Cultural politics and American bohemians in pre-Civil War New York
Amid the social and political tensions plaguing the United States in the
years leading up to the Civil War, the North experienced a boom of
cultural activity. Young transient writers, artists, and musicians
settled in northern cities in pursuit of fame and fortune. Calling
themselves "bohemians" after the misidentified homeland of the Roma
immigrants to France, they established a coffeehouse society to share
their thoughts and creative visions. Popularized by the press, bohemians
became known for romantic, unorthodox notions of literature and the arts
that transformed nineteenth-century artistic culture.

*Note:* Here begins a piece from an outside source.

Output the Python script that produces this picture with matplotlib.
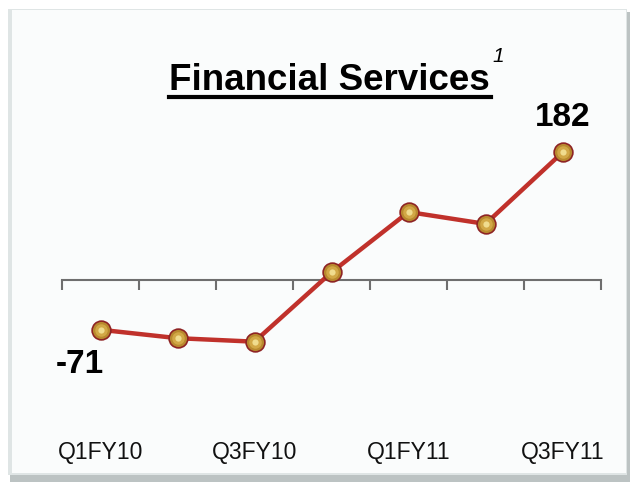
import matplotlib
matplotlib.use("Agg")
import matplotlib.pyplot as plt
from matplotlib.patches import Rectangle
import matplotlib.transforms as mtransforms

plt.rcParams['font.family'] = ['Liberation Sans', 'DejaVu Sans']

quarters = ['Q1FY10', 'Q2FY10', 'Q3FY10', 'Q4FY10', 'Q1FY11', 'Q2FY11', 'Q3FY11']
values = [-71, -83, -88, 11, 97, 80, 182]
shown_labels = ['Q1FY10', 'Q3FY10', 'Q1FY11', 'Q3FY11']

W, H = 633, 485
fig = plt.figure(figsize=(W / 100, H / 100), dpi=100)
fig.patch.set_facecolor('white')

# card frame with a soft shadow (kept behind the axes)
fig.patches.append(Rectangle((10 / W, 2 / H), 620 / W, 470 / H, transform=fig.transFigure,
                             facecolor='#bcc3c3', edgecolor='none', zorder=-3))
fig.patches.append(Rectangle((8 / W, 9 / H), 619 / W, 466 / H, transform=fig.transFigure,
                             facecolor='#dfe5e5', edgecolor='none', zorder=-2))
fig.patches.append(Rectangle((12 / W, 11 / H), 614 / W, 463 / H, transform=fig.transFigure,
                             facecolor='#fafcfc', edgecolor='none', zorder=-1))

# axes: x from -0.5..6.5 -> px 62..601, y zero at ~281px
ax = fig.add_axes([62 / W, (H - 420) / H, (601 - 62) / W, 320 / H])
ax.set_facecolor('none')
x = list(range(len(quarters)))
ax.set_xlim(-0.5, len(quarters) - 0.5)
ax.set_ylim(-198.3, 258.2)

for s in ['top', 'right', 'left']:
    ax.spines[s].set_visible(False)
ax.spines['bottom'].set_position(('data', 0))
ax.spines['bottom'].set_color('#6e6e6e')
ax.spines['bottom'].set_linewidth(1.5)
ax.set_yticks([])
ax.set_xticks([i - 0.5 for i in range(len(quarters) + 1)])
ax.tick_params(axis='x', direction='out', length=7, width=1.5, color='#6e6e6e', labelbottom=False)

ax.plot(x, values, color='#c0312b', linewidth=3.2, zorder=3, solid_capstyle='round')
# golden sphere markers: dark rim, gold body, light highlight
ax.plot(x, values, linestyle='none', marker='o', markersize=13.5, markerfacecolor='#b8892e',
        markeredgecolor='#8e2424', markeredgewidth=1.2, zorder=4)
ax.plot(x, values, linestyle='none', marker='o', markersize=9, markerfacecolor='#d2a846',
        markeredgecolor='none', zorder=5)
ax.plot(x, values, linestyle='none', marker='o', markersize=4.5, markerfacecolor='#f0dc8e',
        markeredgecolor='none', zorder=6)

# category labels along the bottom
trans = mtransforms.blended_transform_factory(ax.transData, fig.transFigure)
for i, q in enumerate(quarters):
    if q in shown_labels:
        ax.text(i, (H - 453) / H, q, transform=trans, ha='center', va='center',
                fontsize=16.5, color='#111111')

# data labels for first and last
ax.annotate(str(values[0]), (x[0], values[0]), xytext=(-15, -24), textcoords='offset points',
            ha='center', va='center', fontsize=24, fontweight='bold')
ax.annotate(str(values[-1]), (x[-1], values[-1]), xytext=(0, 25.5), textcoords='offset points',
            ha='center', va='center', fontsize=24, fontweight='bold')

# title with underline and superscript
fig.text(329 / W, (H - 80) / H, 'Financial Services', ha='center', va='center',
         fontsize=26.5, fontweight='bold')
fig.add_artist(plt.Line2D([169 / W, 491 / W], [(H - 98) / H, (H - 98) / H],
                          color='black', linewidth=3))
fig.text(498 / W, (H - 56) / H, '1', ha='center', va='center', fontsize=15, style='italic')

fig.savefig('out.png', dpi=100)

Bohemian influence reached well beyond the arts, however. Building on
midcentury abolitionist, socialist, and free labor sentiments, bohemians
also flirted with political radicalism and social revolution. Advocating
free love, free men, and free labor, bohemian ideas had a profound
effect on the debate that raged among the splintered political factions
in the North, including the fledgling Republican Party from which
President Lincoln was ultimately elected in 1860.

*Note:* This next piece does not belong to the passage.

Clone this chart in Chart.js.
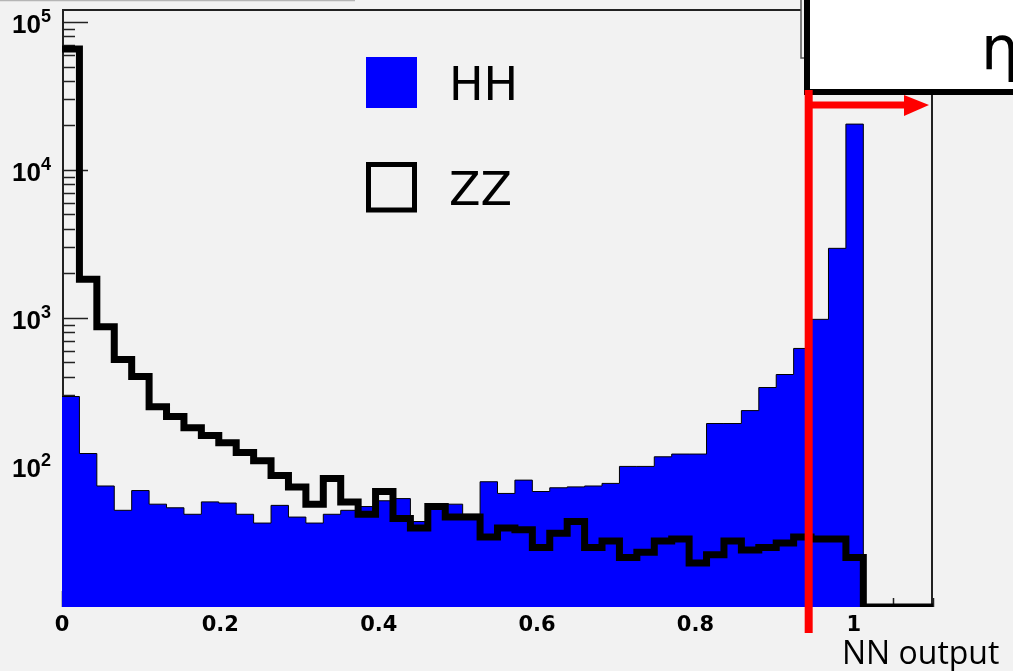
<!DOCTYPE html>
<html lang="en">
<head>
<meta charset="UTF-8" />
<title>NN output</title>
<script src="https://cdn.jsdelivr.net/npm/chart.js"></script>
<style>
  html, body { margin: 0; padding: 0; background: #f2f2f2; }
  canvas { display: block; }
</style>
</head>
<body>
<canvas id="nn-chart" width="1013" height="671"></canvas>
<script>
  // 50 bins of width 0.022 between 0 and 1.1
  const binWidth = 0.022;
  const hhCounts = [294, 121, 73, 50, 68, 55, 52, 47, 57, 56,
                    47, 41, 54, 45, 41, 47, 50, 53, 58, 60,
                    42, 52, 55, 47, 78, 65, 80, 67, 71, 72,
                    73, 76, 99, 99, 115, 120, 120, 193, 193, 236,
                    338, 414, 621, 977, 2950, 20400, 0, 0, 0, 0];
  const zzCounts = [65600, 1820, 870, 523, 401, 251, 215, 181, 160, 143,
                    123, 108, 86, 72, 55, 82, 57, 47, 67, 44,
                    38, 53, 45, 45, 33, 38, 37, 28, 35, 42,
                    28, 31, 24, 26, 31, 32, 22, 25, 31, 27,
                    28, 30, 33, 32, 32, 24, 0, 0, 0, 0];
  const xTickValues = [0, 0.2, 0.4, 0.6, 0.8, 1];
  const yTickValues = [100, 1000, 10000, 100000];
  const cutValue = 0.943;

  const yMin = 11.1;
  const yMax = 120500;

  // empty bins are drawn on the bottom of the frame, like ROOT does
  function toSteps(counts) {
    const pts = counts.map((c, i) => ({ x: Math.round(i * binWidth * 1000) / 1000, y: c > 0 ? c : yMin }));
    pts.push({ x: Math.round(counts.length * binWidth * 1000) / 1000, y: pts[pts.length - 1].y });
    return pts;
  }

  // frame + inner ticks, drawn under the histograms
  const frameTicks = {
    id: 'frameTicks',
    beforeDatasetsDraw(chart) {
      const { ctx, chartArea: a, scales: { x, y } } = chart;
      ctx.save();
      ctx.strokeStyle = '#222';
      ctx.lineWidth = 2;
      ctx.beginPath();
      ctx.moveTo(a.left + 1, a.bottom);
      ctx.lineTo(a.left + 1, a.top);
      ctx.lineTo(801, a.top);
      ctx.moveTo(a.right - 1, 92);
      ctx.lineTo(a.right - 1, a.bottom);
      ctx.stroke();

      ctx.lineWidth = 1.5;
      ctx.beginPath();
      for (let d = 10; d <= 100000; d *= 10) {
        for (let k = 1; k <= 9; k++) {
          const v = d * k;
          if (v < yMin || v > yMax) continue;
          const py = Math.round(y.getPixelForValue(v)) + 0.5;
          ctx.moveTo(a.left, py);
          ctx.lineTo(a.left + (k === 1 ? 26 : 13), py);
        }
      }
      for (let i = 0; i <= 22; i++) {
        const v = i * 0.05;
        const px = Math.round(x.getPixelForValue(v)) + 0.5;
        ctx.moveTo(px, a.bottom);
        ctx.lineTo(px, a.bottom - (i % 4 === 0 ? 16 : 9));
      }
      ctx.stroke();
      ctx.restore();
    }
  };

  // exponents of the y labels, cut line, label box, legend and axis title
  const decorations = {
    id: 'decorations',
    afterDraw(chart) {
      const { ctx, scales: { x, y } } = chart;
      ctx.save();

      ctx.fillStyle = '#000';
      ctx.font = 'bold 18px "Liberation Sans"';
      ctx.textBaseline = 'alphabetic';
      yTickValues.forEach((v) => {
        ctx.fillText(String(Math.round(Math.log10(v))), 41, y.getPixelForValue(v) + 0.5);
      });

      // leftover outlines at the top
      ctx.strokeStyle = '#b5b5b5';
      ctx.lineWidth = 1.5;
      ctx.beginPath();
      ctx.moveTo(0, 0.5);
      ctx.lineTo(355, 0.5);
      ctx.stroke();
      ctx.strokeStyle = '#555';
      ctx.beginPath();
      ctx.moveTo(801, 0);
      ctx.lineTo(801, 58);
      ctx.lineTo(806, 58);
      ctx.stroke();

      // box in the top right corner
      ctx.fillStyle = '#ffffff';
      ctx.fillRect(807, -10, 220, 102);
      ctx.strokeStyle = '#000';
      ctx.lineWidth = 6;
      ctx.strokeRect(807, -10, 220, 102);
      ctx.fillStyle = '#000';
      ctx.font = '60px "DejaVu Sans"';
      ctx.fillText('η', 981, 69);

      // cut
      const cx = x.getPixelForValue(cutValue);
      ctx.strokeStyle = '#ff0000';
      ctx.fillStyle = '#ff0000';
      ctx.lineWidth = 8;
      ctx.beginPath();
      ctx.moveTo(cx, 90);
      ctx.lineTo(cx, 633);
      ctx.stroke();
      ctx.lineWidth = 7;
      ctx.beginPath();
      ctx.moveTo(cx, 105);
      ctx.lineTo(908, 105);
      ctx.stroke();
      ctx.beginPath();
      ctx.moveTo(904, 95);
      ctx.lineTo(929, 105);
      ctx.lineTo(904, 116);
      ctx.closePath();
      ctx.fill();

      // legend
      ctx.fillStyle = '#0000ff';
      ctx.fillRect(366, 57, 51, 51);
      ctx.strokeStyle = '#000';
      ctx.lineWidth = 5;
      ctx.strokeRect(368.5, 164.5, 46, 45.5);
      ctx.fillStyle = '#000';
      ctx.font = '46px "DejaVu Sans"';
      ctx.fillText('HH', 449, 100);
      ctx.fillText('ZZ', 449, 205);

      ctx.font = '32px "Open Sans"';
      ctx.fillText('NN output', 842, 664);
      ctx.restore();
    }
  };

  new Chart(document.getElementById('nn-chart'), {
    type: 'line',
    data: {
      datasets: [
        {
          label: 'ZZ',
          data: toSteps(zzCounts),
          stepped: true,
          borderColor: '#000000',
          borderWidth: 7,
          borderJoinStyle: 'miter',
          pointRadius: 0,
          fill: false,
          order: 1
        },
        {
          label: 'HH',
          data: toSteps(hhCounts),
          stepped: true,
          borderColor: '#000000',
          borderWidth: 1,
          backgroundColor: '#0000ff',
          pointRadius: 0,
          fill: 'start',
          order: 2
        }
      ]
    },
    options: {
      responsive: false,
      animation: false,
      devicePixelRatio: 1,
      layout: { padding: { top: 10, right: 80, left: 0, bottom: 0 } },
      plugins: { legend: { display: false }, tooltip: { enabled: false } },
      scales: {
        x: {
          type: 'linear',
          min: 0,
          max: 1.1,
          grid: { display: false, drawTicks: false },
          border: { display: false },
          afterBuildTicks: (scale) => { scale.ticks = xTickValues.map((v) => ({ value: v })); },
          afterFit: (scale) => {
            scale.height = 64;
            scale.paddingLeft = 0;
            scale.paddingRight = 0;
          },
          ticks: {
            font: { family: '"DejaVu Sans"', size: 21, weight: 'bold' },
            color: '#000',
            padding: 6,
            maxRotation: 0,
            autoSkip: false,
            callback: (v) => String(Math.round(v * 10) / 10)
          }
        },
        y: {
          type: 'logarithmic',
          min: yMin,
          max: yMax,
          grid: { display: false, drawTicks: false },
          border: { display: false },
          afterBuildTicks: (scale) => { scale.ticks = yTickValues.map((v) => ({ value: v })); },
          afterFit: (scale) => {
            scale.width = 62;
            scale.paddingTop = 0;
            scale.paddingBottom = 0;
          },
          ticks: {
            font: { family: '"Liberation Sans"', size: 26, weight: 'bold' },
            color: '#000',
            padding: 21,
            labelOffset: 4,
            autoSkip: false,
            callback: () => '10'
          }
        }
      }
    },
    plugins: [frameTicks, decorations]
  });
</script>
</body>
</html>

Focusing on the overlapping nature of culture and politics, historian
Mark A. Lause delves into the world of antebellum bohemians and the
newspapermen who surrounded them, including Ada Clare, Henry Clapp, and
Charles Pfaff, and explores the origins and influence of bohemianism in
1850s New York. Against the backdrop of the looming Civil War, The
Antebellum Crisis and America's First Bohemians combines solid research
with engaging storytelling to offer readers new insights into the forces
that shaped events in the prewar years.